Unfortunately, while I average 100 to 150 visitors per day, my conversion rate seems very low - averaging only a couple of orders per day, sometimes 4 or 5. As a rough guess, I'd say the conversion rate is about 2% overall, maybe a little less.
So I'm at a point where I'm not convinced that the paid placement is really doing me any good, but I don't have any way to know for sure. I started capturing the IP address of customers a few weeks ago, but haven't spent much time digging through server logs to see where they're coming from. I also use query string tags on each of the PPC listings and log those visits to a separate logfile, but currently I don't gather the IP address of each visit.
I'm looking for tips for measuring my "ROI" on the paid listings, as well as trying to find out some idea of what a "good" ROI or conversion percentage is.
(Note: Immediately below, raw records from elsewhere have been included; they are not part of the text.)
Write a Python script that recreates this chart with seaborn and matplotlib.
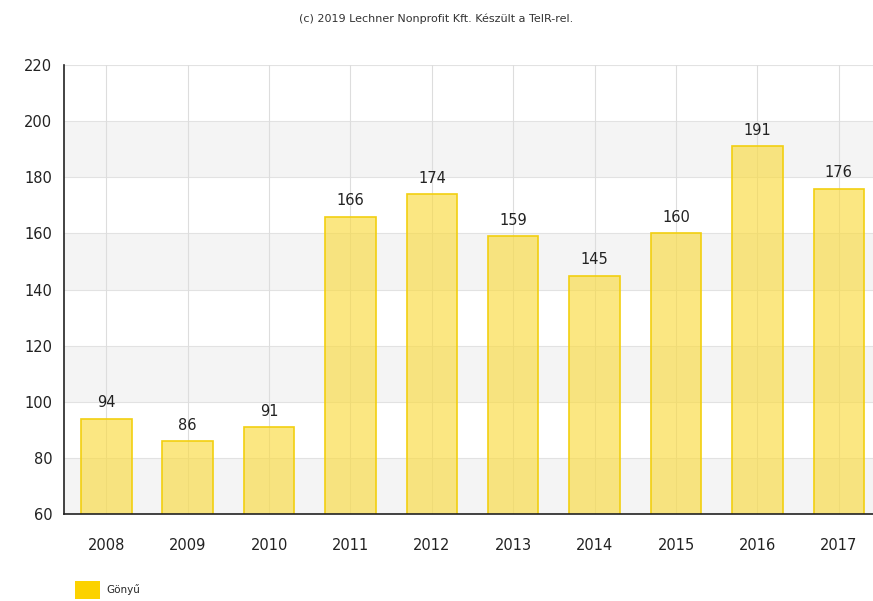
import matplotlib
matplotlib.use("Agg")
import matplotlib.pyplot as plt
import seaborn as sns
import pandas as pd
from matplotlib.patches import Patch

years = ["2008", "2009", "2010", "2011", "2012", "2013", "2014", "2015", "2016", "2017"]
values = [94, 86, 91, 166, 174, 159, 145, 160, 191, 176]
yticks = [60, 80, 100, 120, 140, 160, 180, 200, 220]
series_name = "Gönyű"
title = "(c) 2019 Lechner Nonprofit Kft. Készült a TeIR-rel."

sns.set_theme(style="white")
plt.rcParams['font.family'] = ['DejaVu Sans']

df = pd.DataFrame({"year": years, "value": values})

fig = plt.figure(figsize=(8.73, 6.01), dpi=100)
ax = fig.add_axes([64 / 873, 0.1447, 1 - 64 / 873, 0.7471])

sns.barplot(data=df, x="year", y="value", ax=ax, color="#f8d928",
            width=0.62, edgecolor="#f2cf10", linewidth=1.2, zorder=2, saturation=1)
for p in ax.containers[0]:
    p.set_edgecolor("#f2cf10")
    p.set_alpha(None)
    p.set_facecolor((0.98, 0.86, 0.25, 0.65))

# alternating bands
for i in range(0, len(yticks) - 1, 2):
    ax.axhspan(yticks[i], yticks[i + 1], facecolor="#f4f4f4", zorder=0, lw=0)

ax.set_ylim(60, 220)
ax.set_xlim(-0.52, len(years) - 0.58)
ax.set_yticks(yticks)
ax.set_xlabel("")
ax.set_ylabel("")

for y in yticks:
    ax.axhline(y, color="#e2e2e2", lw=0.8, zorder=1)
for i in range(len(years)):
    ax.axvline(i, color="#dddddd", lw=0.8, zorder=1)

for i, v in enumerate(values):
    ax.text(i, v + 3, str(v), ha="center", va="bottom", fontsize=10.5, color="#222222", zorder=3)

for s in ["top", "right"]:
    ax.spines[s].set_visible(False)
for s in ["left", "bottom"]:
    ax.spines[s].set_color("#222222")
    ax.spines[s].set_linewidth(1.2)
ax.tick_params(axis="both", which="both", direction="out", length=5, width=1,
               color="#222222", labelsize=10.5, labelcolor="#222222")
ax.tick_params(axis="x", pad=12)

fig.text(0.5, 0.968, title, ha="center", va="center", fontsize=8, color="#333333")

handles = [Patch(facecolor="#fcd200", edgecolor="none", label=series_name)]
fig.legend(handles=handles, loc="lower left", bbox_to_anchor=(0.075, -0.012), frameon=False,
           fontsize=7.5, handlelength=2.4, handleheight=2.2, handletextpad=0.6)

fig.savefig("out.png", dpi=100)
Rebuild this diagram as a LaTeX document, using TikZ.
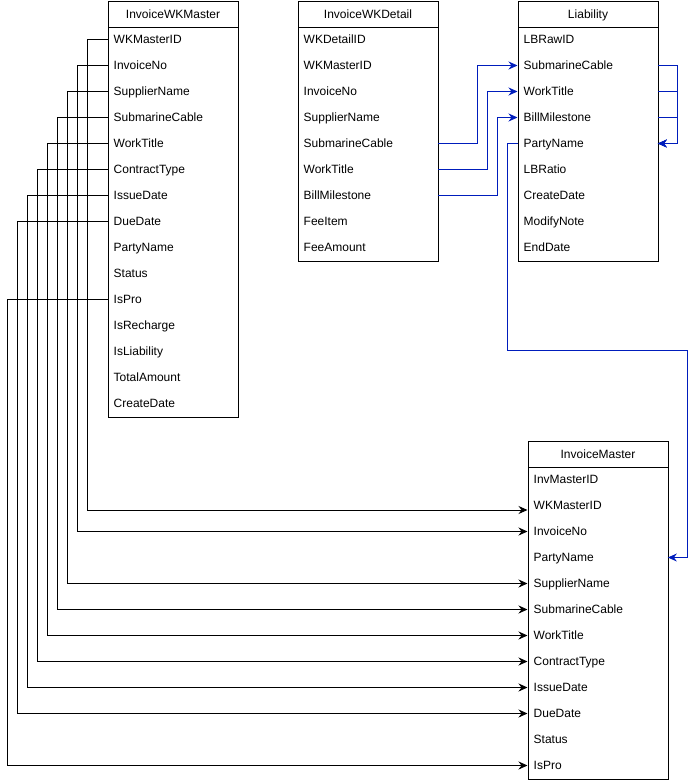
\documentclass[tikz,border=0pt]{standalone}
\usepackage{fontspec}
\setmainfont{Liberation Sans}
\usetikzlibrary{arrows.meta}
\definecolor{linkblue}{HTML}{001DBC}
\begin{document}
\begin{tikzpicture}[x=1pt,y=-1pt,
  every node/.style={font=\fontsize{12}{14}\selectfont},
  tblhead/.style={draw, line width=1pt, minimum height=26pt, inner sep=0pt, anchor=north west, text height=10pt, text depth=2pt},
  tblbody/.style={draw, line width=1pt, inner sep=0pt, anchor=north west},
  rowcell/.style={inner xsep=6pt, inner ysep=0pt, minimum height=26pt, anchor=west, align=left, text height=10pt, text depth=2pt},
  tip/.style={-{Stealth[length=9pt,width=8pt,inset=3pt]}},
  conn/.style={draw=black, line width=1pt, tip},
  bconn/.style={draw=linkblue, line width=1pt, tip}
]
\useasboundingbox (0,0) rectangle (697,782);

% InvoiceWKMaster
\node[tblhead, minimum width=130pt] (wkmh) at (107.5,0.5) {InvoiceWKMaster};
\node[tblbody, minimum width=130pt, minimum height=390pt] (wkmb) at (107.5,26.5) {};
\foreach \t [count=\i] in {WKMasterID,InvoiceNo,SupplierName,SubmarineCable,WorkTitle,ContractType,IssueDate,DueDate,PartyName,Status,IsPro,IsRecharge,IsLiability,TotalAmount,CreateDate}
  \node[rowcell, text width=118pt] (wkm\i) at (107.5,13.5+26*\i) {\t};

% InvoiceWKDetail
\node[tblhead, minimum width=140pt] (wkdh) at (297.5,0.5) {InvoiceWKDetail};
\node[tblbody, minimum width=140pt, minimum height=234pt] (wkdb) at (297.5,26.5) {};
\foreach \t [count=\i] in {WKDetailID,WKMasterID,InvoiceNo,SupplierName,SubmarineCable,WorkTitle,BillMilestone,FeeItem,FeeAmount}
  \node[rowcell, text width=128pt] (wkd\i) at (297.5,13.5+26*\i) {\t};

% Liability
\node[tblhead, minimum width=140pt] (liah) at (517.5,0.5) {Liability};
\node[tblbody, minimum width=140pt, minimum height=234pt] (liab) at (517.5,26.5) {};
\foreach \t [count=\i] in {LBRawID,SubmarineCable,WorkTitle,BillMilestone,PartyName,LBRatio,CreateDate,ModifyNote,EndDate}
  \node[rowcell, text width=128pt] (lia\i) at (517.5,13.5+26*\i) {\t};

% InvoiceMaster
\node[tblhead, minimum width=140pt] (imh) at (527.5,440.5) {InvoiceMaster};
\node[tblbody, minimum width=140pt, minimum height=312pt] (imb) at (527.5,466.5) {};
\foreach \t [count=\i] in {InvMasterID,WKMasterID,InvoiceNo,PartyName,SupplierName,SubmarineCable,WorkTitle,ContractType,IssueDate,DueDate,Status,IsPro}
  \node[rowcell, text width=128pt] (im\i) at (527.5,453.5+26*\i) {\t};

% black connectors
\draw[conn] (wkm1.west) -- ++(-20,0) |- ([yshift=-4.5pt]im2.west);
\draw[conn] (wkm2.west) -- ++(-30,0) |- (im3.west);
\draw[conn] (wkm3.west) -- ++(-40,0) |- (im5.west);
\draw[conn] (wkm4.west) -- ++(-50,0) |- (im6.west);
\draw[conn] (wkm5.west) -- ++(-60,0) |- (im7.west);
\draw[conn] (wkm6.west) -- ++(-70,0) |- (im8.west);
\draw[conn] (wkm7.west) -- ++(-80,0) |- (im9.west);
\draw[conn] (wkm8.west) -- ++(-90,0) |- (im10.west);
\draw[conn] (wkm11.west) -- ++(-100,0) |- (im12.west);

% blue connectors
\draw[bconn] (wkd5.east) -- ++(40,0) |- (lia2.west);
\draw[bconn] (wkd6.east) -- ++(50,0) |- (lia3.west);
\draw[bconn] (wkd7.east) -- ++(60,0) |- (lia4.west);
\draw[bconn] (lia2.east) -- ++(20,0) |- (lia5.east);
\draw[bconn] (lia3.east) -- ++(20,0) |- (lia5.east);
\draw[bconn] (lia4.east) -- ++(20,0) |- (lia5.east);
\coordinate (pnbend) at (687.5,350.5);
\draw[bconn] (lia5.west) -- ++(-10,0) |- (pnbend) |- (im4.east);
\end{tikzpicture}
\end{document}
What additional information should I capture from each customer and how can I efficiently go about determining whether the $200/month that I'm spending on advertising is worth the effort?
Thanks for any ideas.
[edited by: pageoneresults at 4:49 pm (utc) on June 9, 2003]
[edit reason] No specifics please. Thank you. [/edit]
Then place a value on the action that you are looking for from the client computer - a sign up for a special offer, a sale, etc - and calculate that into your per click costs.
After you have done the tagging & logging the various referrers & keyword strings to a seperate log file, and added in the cookies, it's a simple matter of creating the scripts to output some reports.
Give the client computer a cookie, then measure from there. Also use a session variable if possible in conjunction - as sometimes a client will be configured to not accept cookies, etc.
Most session mechanisms employ cookies, so if the client does not accept any cookies, then you won't be able to track sessions. (rewriting URLs for session tracking is a bad idea for many reasons)
But it is a good idea to set two cookies, one of which without expiration. There are some clients that are configured to only accept cookies without expiration. It's also a good idea to synchronize long-term cookies with session cookies, just to avoid issuing multiple visitor numbers for the same client in the same session.
That's pretty much what I use for my affiliate program.
And that's how I track adwords ads (each ad being treated as an affiliate). Works out pretty good.